Bab II (Internasionalisasi Krisis Libya)
Bab ini akan menguraikan mengenai konflik di Libya yang menjadi Isu internasional dan proses dari keluarnya resolusi 1973 DK PBB bagi Libya yang diinisiasi oleh Perancis di era Sarcozy. Di dalam bab ini dibagi dua point yaitu:
2.1 Fenomena Arab Spring Di dalam point ini akan dijelaskan awal dari krisis Libya itu terjadi. Revolusi Arab Spring ini menyebar pada tahun yang sama yaitu pada 2011 2.1.1 Krisis Libya dan Dunia Internasional Dalam point ini akan dibahas tentang kasus krisis kemanusiaan di Libya. krisis Libya posisinya sebagai isu Internasional karena mengandung Pelanggaran Hak Asasi Manusia yang sangat besar. Kasus ini memicu campur tangan (intervensi) dari NATO beserta anggotanya. 2.2 Urgensi Krisis Libya bagi perancis Di dalam poin ini akan dijelaskan pentingnya krisis Libya bagi Perancis untuk mencapai kepentingannya. 2.3 Proses Keluarnya resolusi DK PBB 1973 Di dalam point ini akan dijelaskan proses keluarnya resolusi DK PBB 1973. Gagalnya resolusi pertama yang dikeluarkan oleh Dewan Keamanan PBB 1970 membuat resolusi 1973 ini dikeluarkan. Resolusi 1973 tersebut berisi zona larangan terbang di Libya.
Bab III (Resolusi 1973 DK PBB Sebagai Instrument Untuk Mencapai Kekuasaan Oleh Perancis di Era Sarcozy)

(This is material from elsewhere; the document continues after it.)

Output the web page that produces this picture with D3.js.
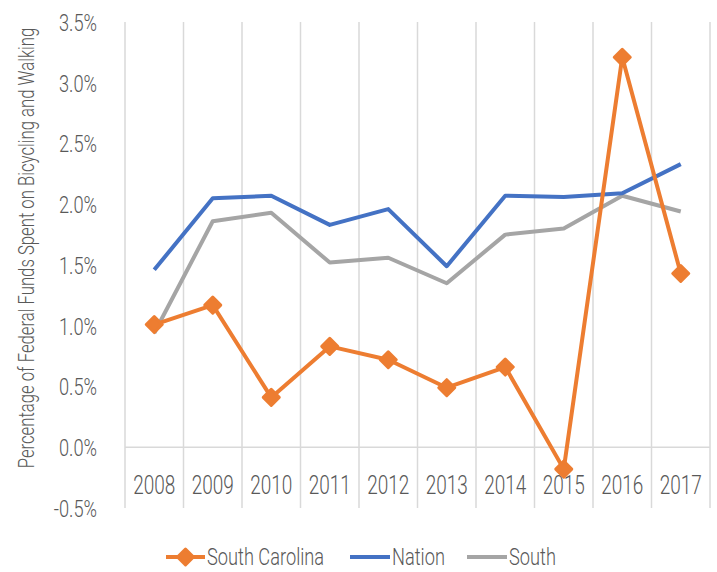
<!DOCTYPE html>
<html>
<head>
<meta charset="utf-8">
<script src="https://cdn.jsdelivr.net/npm/d3@7"></script>
<style>
  body { margin: 0; background: #fff; }
  text { font-family: Roboto, "Liberation Sans", sans-serif; fill: #595959; }
</style>
</head>
<body>
<svg id="chart" width="717" height="572"></svg>
<script>
// dados
const anos = ["2008", "2009", "2010", "2011", "2012", "2013", "2014", "2015", "2016", "2017"];
const southCarolina = [1.01, 1.17, 0.41, 0.83, 0.72, 0.49, 0.66, -0.18, 3.21, 1.43];
const nation = [1.46, 2.05, 2.07, 1.83, 1.96, 1.49, 2.07, 2.06, 2.09, 2.33];
const south = [0.94, 1.86, 1.93, 1.52, 1.56, 1.35, 1.75, 1.80, 2.07, 1.94];
const yTicks = [-0.5, 0, 0.5, 1.0, 1.5, 2.0, 2.5, 3.0, 3.5];

const svg = d3.select("#chart");
const margemEsq = 125, margemDir = 710, topo = 22, base = 508;
const squeeze = 0.76; // fonte condensada simulada

const x = d3.scaleBand().domain(anos).range([margemEsq, margemDir]);
const y = d3.scaleLinear().domain([-0.5, 3.5]).range([base, topo]);

// linhas verticais entre categorias
const bordas = anos.map(a => x(a)).concat([margemDir]);
svg.append("g").selectAll("line")
  .data(bordas)
  .enter().append("line")
  .attr("x1", d => d).attr("x2", d => d)
  .attr("y1", topo).attr("y2", base)
  .style("stroke", "#d9d9d9")
  .style("stroke-width", 1.5);

// linha do zero
svg.append("line")
  .attr("x1", margemEsq).attr("x2", margemDir)
  .attr("y1", y(0)).attr("y2", y(0))
  .style("stroke", "#d9d9d9")
  .style("stroke-width", 1.5);

// eixo y
const eixoY = svg.append("g")
  .attr("transform", `translate(${margemEsq},0)`)
  .call(d3.axisLeft(y).tickValues(yTicks).tickFormat(d => d.toFixed(1) + "%").tickSize(0));
eixoY.select(".domain").remove();
eixoY.selectAll("text")
  .attr("x", 0)
  .attr("dy", "0.35em")
  .attr("transform", `translate(-28,0) scale(${squeeze},1)`)
  .style("font-size", "24px")
  .style("font-weight", 300)
  .style("fill", "#595959")
  .style("font-family", "Roboto, sans-serif");

// rótulos dos anos
svg.append("g").selectAll("text")
  .data(anos)
  .enter().append("text")
  .attr("text-anchor", "middle")
  .attr("transform", d => `translate(${x(d) + x.bandwidth() / 2},494) scale(${squeeze},1)`)
  .style("font-size", "25px")
  .style("font-weight", 300)
  .text(d => d);

// título do eixo y
svg.append("text")
  .attr("text-anchor", "middle")
  .attr("transform", `translate(34,248) rotate(-90) scale(${squeeze},1)`)
  .style("font-size", "22px")
  .style("font-weight", 300)
  .text("Percentage of Federal Funds Spent on Bicycling and Walking");

const linha = d3.line()
  .x((d, i) => x(anos[i]) + x.bandwidth() / 2)
  .y(d => y(d));

const series = [
  { nome: "South", valores: south, cor: "#a5a5a5" },
  { nome: "Nation", valores: nation, cor: "#4472c4" },
  { nome: "South Carolina", valores: southCarolina, cor: "#ed7d31" }
];

series.forEach(s => {
  svg.append("path")
    .datum(s.valores)
    .attr("d", linha)
    .style("fill", "none")
    .style("stroke", s.cor)
    .style("stroke-width", 4)
    .style("stroke-linejoin", "round");
});

const losango = "M0,-8L8,0L0,8L-8,0Z";

svg.append("g").selectAll("path")
  .data(southCarolina)
  .enter().append("path")
  .attr("d", losango)
  .attr("transform", (d, i) => `translate(${x(anos[i]) + x.bandwidth() / 2},${y(d)})`)
  .style("fill", "#ed7d31")
  .style("stroke", "#ed7d31")
  .style("stroke-width", 3)
  .style("stroke-linejoin", "round");

// legenda
const legenda = [
  { nome: "South Carolina", cor: "#ed7d31", x1: 166, x2: 205, marcador: true },
  { nome: "Nation", cor: "#4472c4", x1: 350, x2: 390, marcador: false },
  { nome: "South", cor: "#a5a5a5", x1: 467, x2: 507, marcador: false }
];
const legY = 557;
const leg = svg.append("g").selectAll("g")
  .data(legenda)
  .enter().append("g");
leg.append("line")
  .attr("x1", d => d.x1).attr("x2", d => d.x2)
  .attr("y1", legY).attr("y2", legY)
  .style("stroke", d => d.cor)
  .style("stroke-width", 4);
leg.filter(d => d.marcador).append("path")
  .attr("d", losango)
  .attr("transform", d => `translate(${(d.x1 + d.x2) / 2},${legY})`)
  .style("fill", d => d.cor)
  .style("stroke", d => d.cor)
  .style("stroke-width", 3)
  .style("stroke-linejoin", "round");
leg.append("text")
  .attr("transform", d => `translate(${d.x2 + 2},${legY}) scale(${squeeze},1)`)
  .attr("dy", "0.35em")
  .style("font-size", "24px")
  .style("font-weight", 300)
  .text(d => d.nome);
</script>
</body>
</html>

Bab ini akan menjelaskan mengenai kepentingan dari Perancis di era Sarcozy sebagai penginisiasi dari keluarnya resolusi 1973 DK PBB tersebut. Ada 2 point bagian di dalam pembahasan ini yaitu : 3.1
Resolusi DK PBB 1973 sebagai peningkat suara Sarcozy dalam PilPres di tahun 2012. Dalam poin ini akan dibahas usaha-usaha Sarcozy untuk menyelamatkan posisi kekuasaannya sebagai presiden agar dipilih kembali di tahun 2012.
Lewat resolusi DK PBB 1973 itulah Sarcozy memanfaaatkan momentum Libya demi kepentingannya 3.2
Resolusi DK PBB sebagai peningkat kapabilitas Perancis sebagai anggota Dewan Keamanan PBB Dalam point ini akan dibahas berbagai macam usaha Perancis lewat Krisis Libya dan adanya resolusi DK PBB 1973 sebagai ajangnya untuk meningkatkan kapabilitas sebagai anggota Dewan Keamanan PBB yang memegang hak veto.
BAB IV (Penutup)
Bab ini merupakan akhir dari penelitian ini yang berisi kesimpulan peneliti dalam menganalisa kepentingan Perancis di era Sarcozy pada keluarnya resolusi 1973 DK PBB. Dan saran peneliti dalam penelitian selanjutnya.